## GOAL OF THE EXERCISE
Which lines hold the word "that"? Copy each of them from the material.

+++

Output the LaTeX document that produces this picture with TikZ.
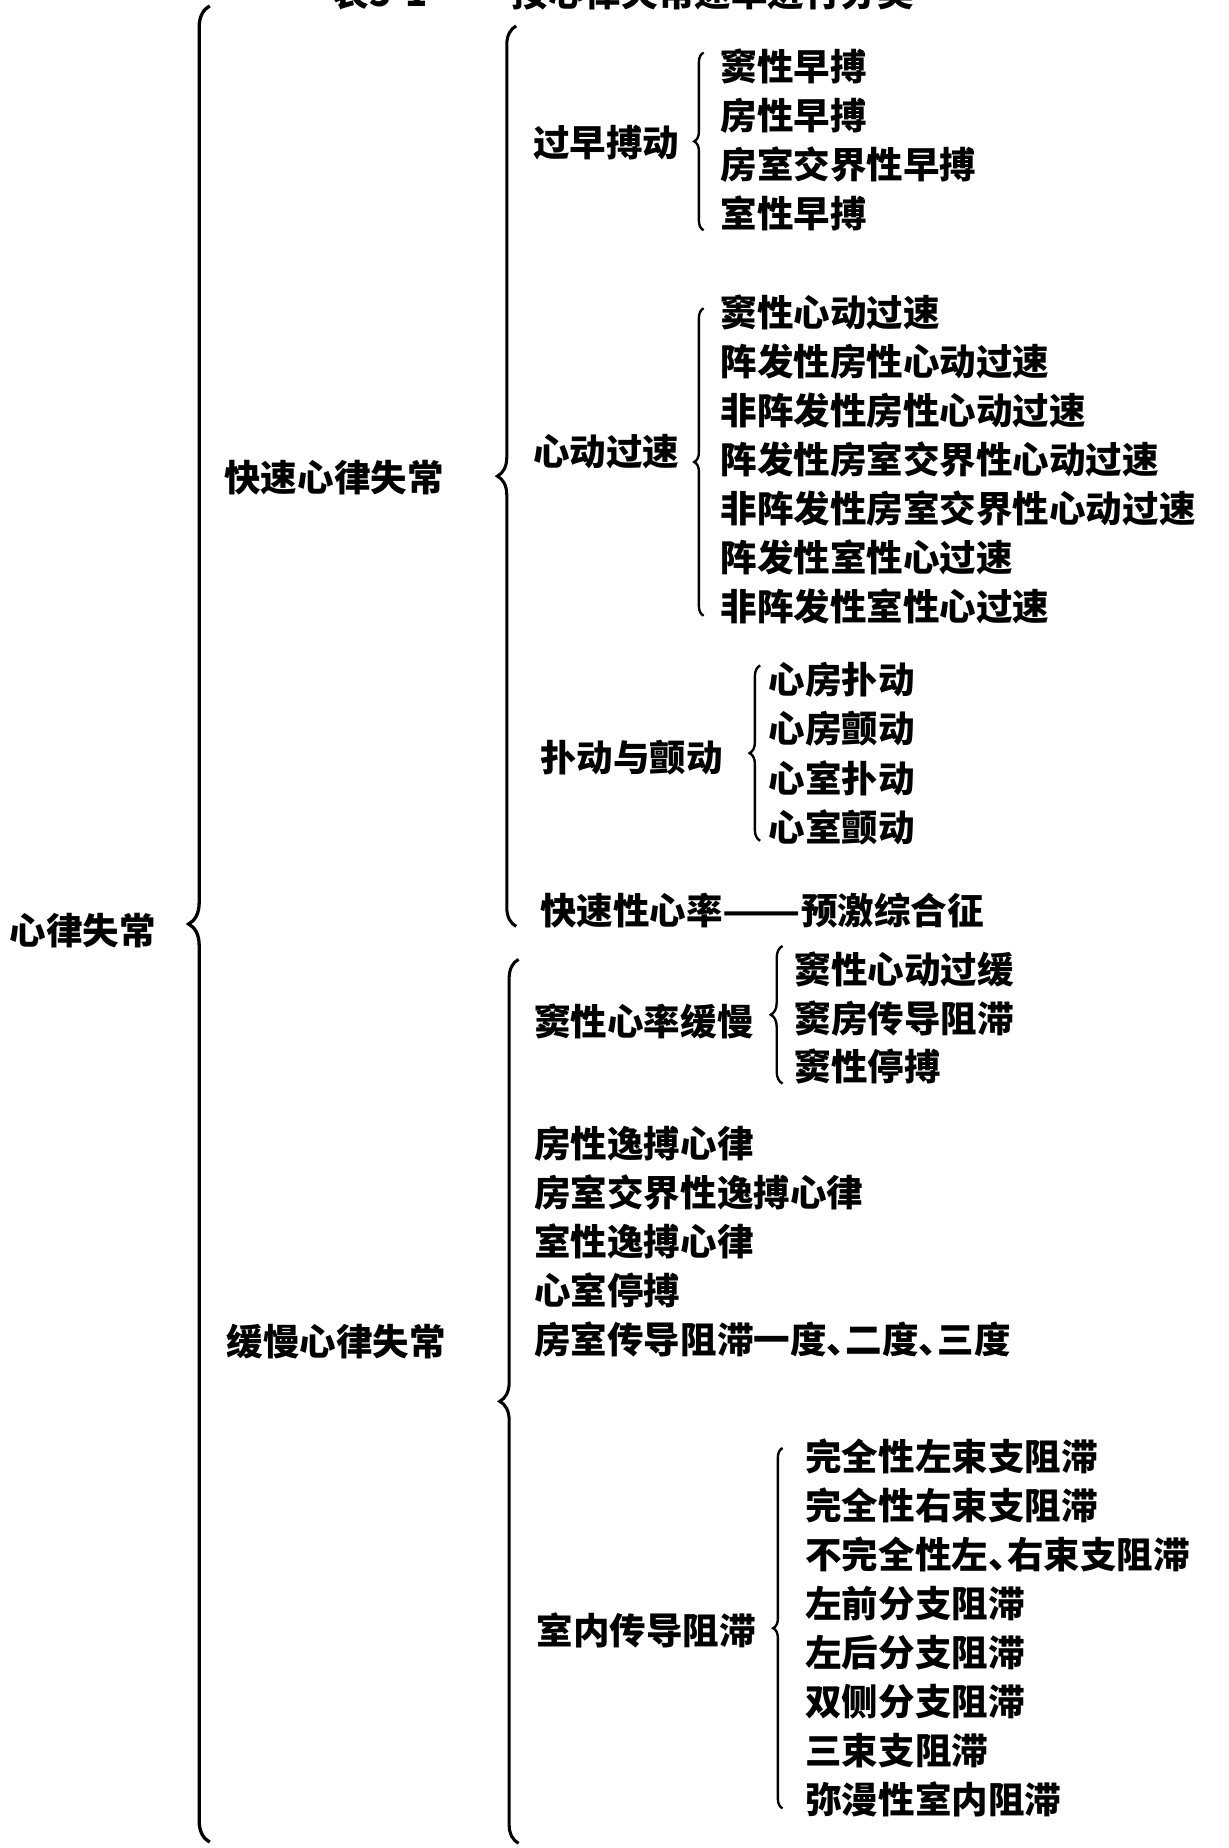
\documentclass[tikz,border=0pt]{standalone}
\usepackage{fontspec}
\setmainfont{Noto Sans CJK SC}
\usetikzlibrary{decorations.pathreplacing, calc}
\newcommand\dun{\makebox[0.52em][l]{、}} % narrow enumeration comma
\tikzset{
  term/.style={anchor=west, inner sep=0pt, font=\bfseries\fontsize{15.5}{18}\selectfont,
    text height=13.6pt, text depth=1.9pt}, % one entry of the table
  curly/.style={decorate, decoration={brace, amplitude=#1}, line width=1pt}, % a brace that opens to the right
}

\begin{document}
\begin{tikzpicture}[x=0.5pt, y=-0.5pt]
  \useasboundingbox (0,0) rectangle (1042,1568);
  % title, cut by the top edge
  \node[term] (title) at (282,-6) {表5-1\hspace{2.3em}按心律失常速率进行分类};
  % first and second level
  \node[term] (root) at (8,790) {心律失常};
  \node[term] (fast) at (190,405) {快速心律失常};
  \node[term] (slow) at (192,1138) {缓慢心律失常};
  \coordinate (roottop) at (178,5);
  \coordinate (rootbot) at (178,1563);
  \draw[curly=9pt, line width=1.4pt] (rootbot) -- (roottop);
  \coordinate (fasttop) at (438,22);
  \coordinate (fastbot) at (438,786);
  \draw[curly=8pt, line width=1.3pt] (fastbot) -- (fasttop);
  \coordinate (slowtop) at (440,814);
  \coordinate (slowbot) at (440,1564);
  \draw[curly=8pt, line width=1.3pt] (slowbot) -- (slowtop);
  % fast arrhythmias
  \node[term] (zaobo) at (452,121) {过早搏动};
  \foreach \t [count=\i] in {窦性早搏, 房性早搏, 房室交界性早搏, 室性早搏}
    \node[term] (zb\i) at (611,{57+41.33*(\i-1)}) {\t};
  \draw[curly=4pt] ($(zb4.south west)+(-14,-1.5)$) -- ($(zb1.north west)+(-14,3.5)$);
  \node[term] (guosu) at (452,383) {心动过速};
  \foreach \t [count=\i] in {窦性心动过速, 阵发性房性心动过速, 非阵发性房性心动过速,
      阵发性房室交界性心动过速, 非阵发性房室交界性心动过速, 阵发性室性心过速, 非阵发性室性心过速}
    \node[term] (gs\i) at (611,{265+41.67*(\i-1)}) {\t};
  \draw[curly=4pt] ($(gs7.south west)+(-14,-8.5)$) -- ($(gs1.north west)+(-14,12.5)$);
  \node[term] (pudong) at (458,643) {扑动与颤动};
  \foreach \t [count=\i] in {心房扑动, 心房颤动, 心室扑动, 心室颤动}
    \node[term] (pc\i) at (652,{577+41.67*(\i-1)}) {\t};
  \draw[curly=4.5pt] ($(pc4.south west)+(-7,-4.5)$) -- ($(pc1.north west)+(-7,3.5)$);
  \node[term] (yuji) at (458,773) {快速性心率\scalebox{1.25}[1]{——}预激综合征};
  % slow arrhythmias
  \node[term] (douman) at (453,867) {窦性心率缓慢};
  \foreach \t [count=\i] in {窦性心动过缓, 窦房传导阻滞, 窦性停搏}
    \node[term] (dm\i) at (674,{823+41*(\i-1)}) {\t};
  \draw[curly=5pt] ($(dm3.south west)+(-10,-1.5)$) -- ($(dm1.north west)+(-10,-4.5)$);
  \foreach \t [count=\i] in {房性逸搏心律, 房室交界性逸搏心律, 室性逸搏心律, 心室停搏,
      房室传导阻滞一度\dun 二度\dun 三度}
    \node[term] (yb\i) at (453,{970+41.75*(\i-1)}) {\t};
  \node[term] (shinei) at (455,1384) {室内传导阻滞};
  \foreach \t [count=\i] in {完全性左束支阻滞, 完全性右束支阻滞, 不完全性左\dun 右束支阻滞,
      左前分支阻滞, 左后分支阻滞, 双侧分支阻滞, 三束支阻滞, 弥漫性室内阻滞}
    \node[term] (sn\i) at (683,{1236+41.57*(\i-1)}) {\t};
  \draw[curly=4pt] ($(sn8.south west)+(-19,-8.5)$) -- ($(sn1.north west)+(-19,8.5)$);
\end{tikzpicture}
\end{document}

+++

## FINISHED ANSWER
Output the LaTeX document that produces this picture with TikZ.
  curly/.style={decorate, decoration={brace, amplitude=#1}, line width=1pt}, % a brace that opens to the right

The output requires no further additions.